YOUR TASK.
Restate, exactly and without pictures, the lines from the start of the listing below through the line holding "(c4) at (1326.5,131.5)".

((

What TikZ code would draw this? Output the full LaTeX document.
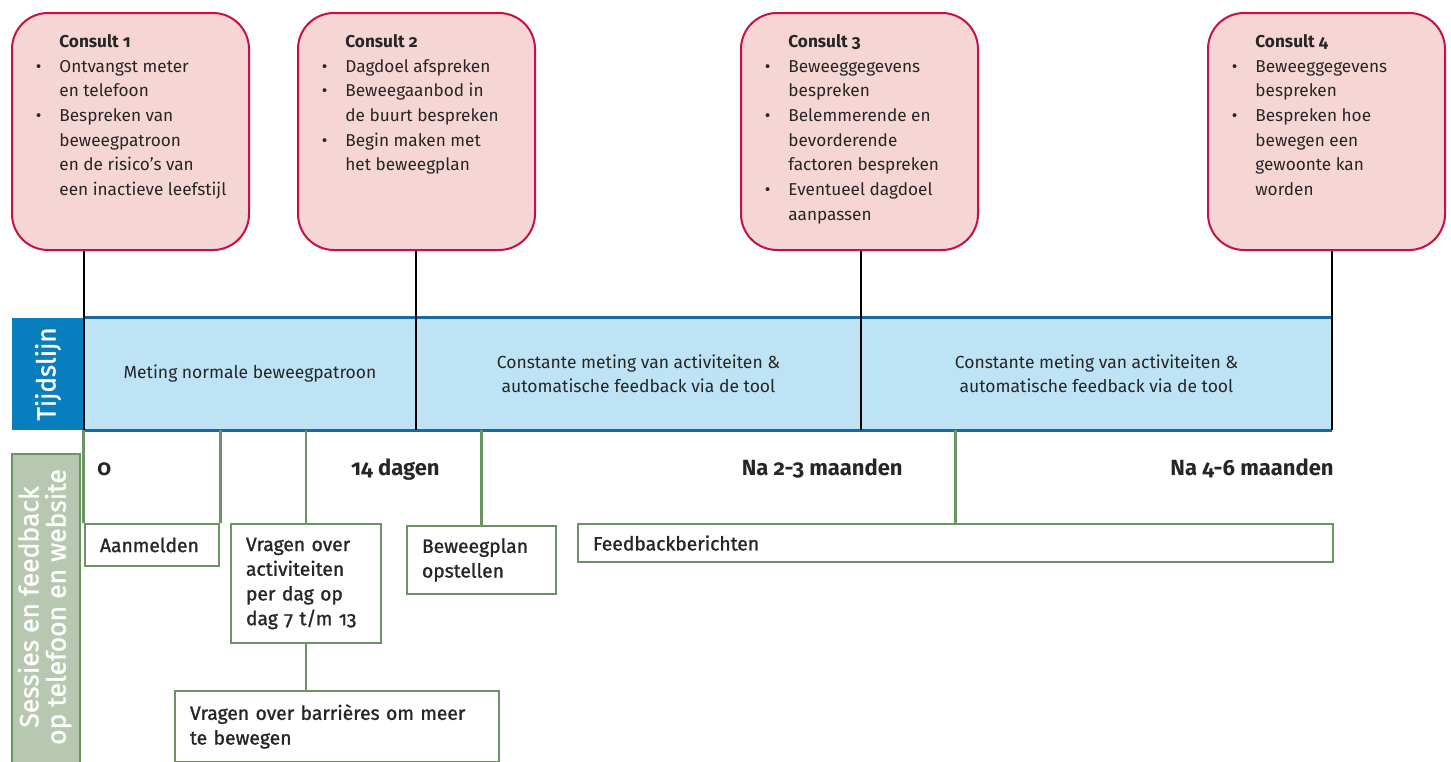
\documentclass[tikz,border=0pt]{standalone}
\usepackage{fontspec}
\setmainfont{Fira Sans}[Numbers=OldStyle]
\newfontfamily\medfont{Fira Sans}[Numbers=OldStyle,FakeBold=1.2]
\usetikzlibrary{positioning}

\definecolor{consultfill}{RGB}{245,214,212}
\definecolor{consultline}{RGB}{200,16,70}
\definecolor{bandfill}{RGB}{189,227,245}
\definecolor{bandline}{RGB}{21,107,160}
\definecolor{tijdfill}{RGB}{8,126,191}
\definecolor{sessiefill}{RGB}{184,199,176}
\definecolor{groen}{RGB}{106,148,97}
\definecolor{tekst}{RGB}{38,38,38}

\newcommand{\bul}{\llap{\textbullet\hspace{18pt}}}

\begin{document}
\begin{tikzpicture}[x=1pt,y=-1pt,thick,
  consult/.style={draw=consultline,line width=2pt,fill=consultfill,rounded corners=36pt,minimum width=237pt,minimum height=237pt,inner sep=0pt},
  consult text/.style={anchor=north west,align=left,inner sep=0pt,text=tekst,font=\fontsize{17.2}{24.7}\selectfont},
  band/.style={fill=bandfill,minimum height=112pt,inner sep=0pt,align=center,text=tekst,font=\fontsize{17.5}{24}\selectfont},
  side/.style={inner sep=0pt,align=center,text=white,font=\medfont},
  time/.style={inner sep=0pt,text=tekst,font=\fontsize{22}{24}\selectfont\bfseries},
  step box/.style={draw=groen,line width=2.6pt,fill=white,inner xsep=15pt,inner ysep=0pt,align=left,text=tekst,font=\fontsize{19.3}{24.7}\selectfont\medfont},
  black line/.style={draw=black,line width=2pt},
  green line/.style={draw=groen,line width=2.6pt}]

  \useasboundingbox (0,0) rectangle (1451,761);

  % consults
  \node[consult] (c1) at (130.5,131.5) {};
  \node[consult] (c2) at (416.5,131.5) {};
  \node[consult] (c3) at (859.5,131.5) {};
  \node[consult] (c4) at (1326.5,131.5) {};

  \node[consult text,below right=22pt and 48pt of c1.north west] (t1) {\textbf{Consult 1}\\
    \bul Ontvangst meter\\ en telefoon\\
    \bul Bespreken van\\ beweegpatroon\\ en de risico's van\\ een inactieve leefstijl};
  \node[consult text,below right=22pt and 48pt of c2.north west] (t2) {\textbf{Consult 2}\\
    \bul Dagdoel afspreken\\
    \bul Beweegaanbod in\\ de buurt bespreken\\
    \bul Begin maken met\\ het beweegplan};
  \node[consult text,below right=22pt and 48pt of c3.north west] (t3) {\textbf{Consult 3}\\
    \bul Beweeggegevens\\ bespreken\\
    \bul Belemmerende en\\ bevorderende\\ factoren bespreken\\
    \bul Eventueel dagdoel\\ aanpassen};
  \node[consult text,below right=22pt and 48pt of c4.north west] (t4) {\textbf{Consult 4}\\
    \bul Beweeggegevens\\ bespreken\\
    \bul Bespreken hoe\\ bewegen een\\ gewoonte kan\\ worden};

  % tijdslijn
  \node[band,minimum width=332pt] (m1) at (250,374) {Meting normale beweegpatroon};
  \node[band,minimum width=445pt] (m2) at (638.5,374) {Constante meting van activiteiten \&\\ automatische feedback via de tool};
  \node[band,minimum width=471pt] (m3) at (1096.5,374) {Constante meting van activiteiten \&\\ automatische feedback via de tool};
  \node[side,fill=tijdfill,minimum width=72pt,minimum height=112pt,font=\fontsize{26}{28}\selectfont\medfont] (tl) at (48,374) {\rotatebox{90}{Tijdslijn}};
  \draw[draw=bandline,line width=2.5pt] (m1.north west) -- (m3.north east)
    (m1.south west) -- (m3.south east);

  \path[black line]
    (c1.south -| m1.west) edge (m1.south west)
    (c2.south -| m2.west) edge (m2.south west)
    (c3.south -| m3.west) edge (m3.south west)
    (c4.south -| m3.east) edge (m3.south east);

  % sessies
  \node[side,draw=groen,line width=2.6pt,fill=sessiefill,minimum width=68pt,minimum height=321pt] (ss) at (46,614.5) {};
  \node[side,font=\fontsize{26.5}{22}\selectfont\medfont] (st) at (45,607) {\rotatebox{90}{\begin{tabular}{@{}c@{}}Sessies en feedback\\ op telefoon en website\end{tabular}}};

  \node[time,anchor=base west] (d0) at (97,475) {0};
  \node[time,anchor=base east] (d14) at (440,475) {14 dagen};
  \node[time,anchor=base east] (d2) at (903,475) {Na 2-3 maanden};
  \node[time,anchor=base east] (d4) at (1334,475) {Na 4-6 maanden};

  \node[step box,text width=104pt,minimum height=42pt] (g1) at (152,545) {Aanmelden};
  \node[step box,text width=120pt,minimum height=119pt] (g2) at (306,583.5) {Vragen over\\ activiteiten\\ per dag op\\ dag 7 t/m 13};
  \node[step box,text width=119pt,minimum height=68pt] (g3) at (481.5,560) {Beweegplan\\ opstellen};
  \node[step box,text width=725pt,minimum height=38pt] (g4) at (955.5,543) {Feedbackberichten};
  \node[step box,text width=294pt,minimum height=71pt] (g5) at (337,726.5) {Vragen over barrières om meer\\ te bewegen};

  \path[green line]
    (g1.north west) edge (g1.north west |- m1.south)
    (g1.north east) edge (g1.north east |- m1.south)
    (g2.north) edge (g2.north |- m1.south)
    (g2.south) edge (g2.south |- g5.north)
    (g3.north) edge (g3.north |- m2.south)
    (g4.north) edge (g4.north |- m3.south);
\end{tikzpicture}
\end{document}
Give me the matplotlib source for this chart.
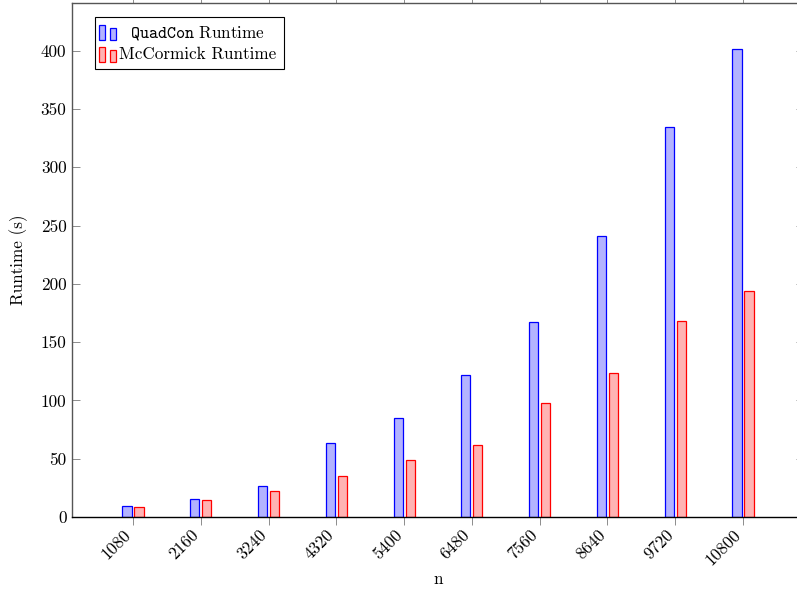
import matplotlib
matplotlib.use("Agg")
import matplotlib.pyplot as plt
import matplotlib.transforms as mtransforms
from matplotlib.patches import Rectangle
from matplotlib.legend_handler import HandlerBase
import numpy as np

plt.rcParams["font.family"] = "serif"
plt.rcParams["font.serif"] = ["cmr10", "DejaVu Serif"]
plt.rcParams["mathtext.fontset"] = "cm"
plt.rcParams["axes.unicode_minus"] = False
plt.rcParams["axes.formatter.use_mathtext"] = True

# Problem sizes and measured runtimes (seconds)
n_values = [1080, 2160, 3240, 4320, 5400, 6480, 7560, 8640, 9720, 10800]
quadcon_runtime = [9.4, 15.7, 26.6, 63.8, 84.7, 122.0, 166.9, 240.7, 334.5, 401.4]
mccormick_runtime = [8.9, 14.6, 22.0, 35.2, 48.7, 61.5, 98.1, 123.2, 168.4, 193.5]
y_ticks = [0, 50, 100, 150, 200, 250, 300, 350, 400]

BLUE_FILL, BLUE_EDGE = "#b3b3ff", "#0000ff"
RED_FILL, RED_EDGE = "#ffb3b3", "#ff0000"
TICK_GRAY = "#8c8c8c"
FS = 12.3


class TwoBarHandler(HandlerBase):
    """Legend image made of two small bars, one taller than the other."""

    def create_artists(self, legend, orig_handle, xdescent, ydescent,
                       width, height, fontsize, trans):
        fc = orig_handle.get_facecolor()
        ec = orig_handle.get_edgecolor()
        bw = width * 0.34
        x0 = -xdescent - 0.12 * width
        y0 = -ydescent - 0.2 * height
        r1 = Rectangle((x0, y0), bw, height * 1.25, facecolor=fc,
                       edgecolor=ec, linewidth=0.9, transform=trans)
        r2 = Rectangle((x0 + width * 0.64, y0), bw, height * 1.0,
                       facecolor=fc, edgecolor=ec, linewidth=0.9,
                       transform=trans)
        return [r1, r2]


fig = plt.figure(figsize=(7.97, 5.90), dpi=100)
ax = fig.add_axes([72 / 797, 73 / 590, 732 / 797, 514 / 590])

x = np.array(n_values, dtype=float)
bar_w = 145
shift = 96
b1 = ax.bar(x - shift, quadcon_runtime, width=bar_w, color=BLUE_FILL,
            edgecolor=BLUE_EDGE, linewidth=0.9)
b2 = ax.bar(x + shift, mccormick_runtime, width=bar_w, color=RED_FILL,
            edgecolor=RED_EDGE, linewidth=0.9)

ax.set_xlim(108, 11772)
ax.set_ylim(0, 441)

ax.set_xticks(n_values)
ax.set_xticklabels([str(v) for v in n_values], rotation=45, ha="right",
                   va="center", rotation_mode="anchor", fontsize=FS)
ax.set_yticks(y_ticks)
ax.set_yticklabels([str(v) for v in y_ticks], fontsize=FS)

ax.tick_params(axis="x", direction="out", length=5.5, width=0.7,
               color=TICK_GRAY, top=True, bottom=True, pad=5.5)
ax.tick_params(axis="y", direction="in", length=5.5, width=0.7,
               color=TICK_GRAY, left=True, right=True, pad=4)

# nudge rotated tick labels so their ends sit just left of the ticks
shift_tr = mtransforms.ScaledTranslation(-0.045, 0, fig.dpi_scale_trans)
for lbl in ax.get_xticklabels():
    lbl.set_transform(lbl.get_transform() + shift_tr)

for side in ("left", "top", "right"):
    ax.spines[side].set_color("#555555")
    ax.spines[side].set_linewidth(1.0)
ax.spines["bottom"].set_color("black")
ax.spines["bottom"].set_linewidth(1.0)

ax.set_xlabel("n", fontsize=FS, va="baseline")
ax.xaxis.set_label_coords(0.5, -0.131)
ax.set_ylabel("Runtime (s)", fontsize=FS, labelpad=9)

h1, h2 = b1.patches[0], b2.patches[0]
leg = ax.legend([h1, h2],
                [r"  $\mathtt{QuadCon}$ Runtime", "McCormick Runtime"],
                loc="upper left", bbox_to_anchor=(0.031, 0.973),
                borderaxespad=0, fontsize=FS, frameon=True, fancybox=False,
                framealpha=1, edgecolor="black", handlelength=1.0,
                handletextpad=0.05, borderpad=0.4, labelspacing=0.3,
                handler_map={Rectangle: TwoBarHandler()})
leg.get_frame().set_linewidth(0.8)

fig.savefig("out.png", dpi=100)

))

EXPECTED ANSWER.
What TikZ code would draw this? Output the full LaTeX document.
\documentclass[tikz,border=0pt]{standalone}
\usepackage{fontspec}
\setmainfont{Fira Sans}[Numbers=OldStyle]
\newfontfamily\medfont{Fira Sans}[Numbers=OldStyle,FakeBold=1.2]
\usetikzlibrary{positioning}

\definecolor{consultfill}{RGB}{245,214,212}
\definecolor{consultline}{RGB}{200,16,70}
\definecolor{bandfill}{RGB}{189,227,245}
\definecolor{bandline}{RGB}{21,107,160}
\definecolor{tijdfill}{RGB}{8,126,191}
\definecolor{sessiefill}{RGB}{184,199,176}
\definecolor{groen}{RGB}{106,148,97}
\definecolor{tekst}{RGB}{38,38,38}

\newcommand{\bul}{\llap{\textbullet\hspace{18pt}}}

\begin{document}
\begin{tikzpicture}[x=1pt,y=-1pt,thick,
  consult/.style={draw=consultline,line width=2pt,fill=consultfill,rounded corners=36pt,minimum width=237pt,minimum height=237pt,inner sep=0pt},
  consult text/.style={anchor=north west,align=left,inner sep=0pt,text=tekst,font=\fontsize{17.2}{24.7}\selectfont},
  band/.style={fill=bandfill,minimum height=112pt,inner sep=0pt,align=center,text=tekst,font=\fontsize{17.5}{24}\selectfont},
  side/.style={inner sep=0pt,align=center,text=white,font=\medfont},
  time/.style={inner sep=0pt,text=tekst,font=\fontsize{22}{24}\selectfont\bfseries},
  step box/.style={draw=groen,line width=2.6pt,fill=white,inner xsep=15pt,inner ysep=0pt,align=left,text=tekst,font=\fontsize{19.3}{24.7}\selectfont\medfont},
  black line/.style={draw=black,line width=2pt},
  green line/.style={draw=groen,line width=2.6pt}]

  \useasboundingbox (0,0) rectangle (1451,761);

  % consults
  \node[consult] (c1) at (130.5,131.5) {};
  \node[consult] (c2) at (416.5,131.5) {};
  \node[consult] (c3) at (859.5,131.5) {};
  \node[consult] (c4) at (1326.5,131.5) {};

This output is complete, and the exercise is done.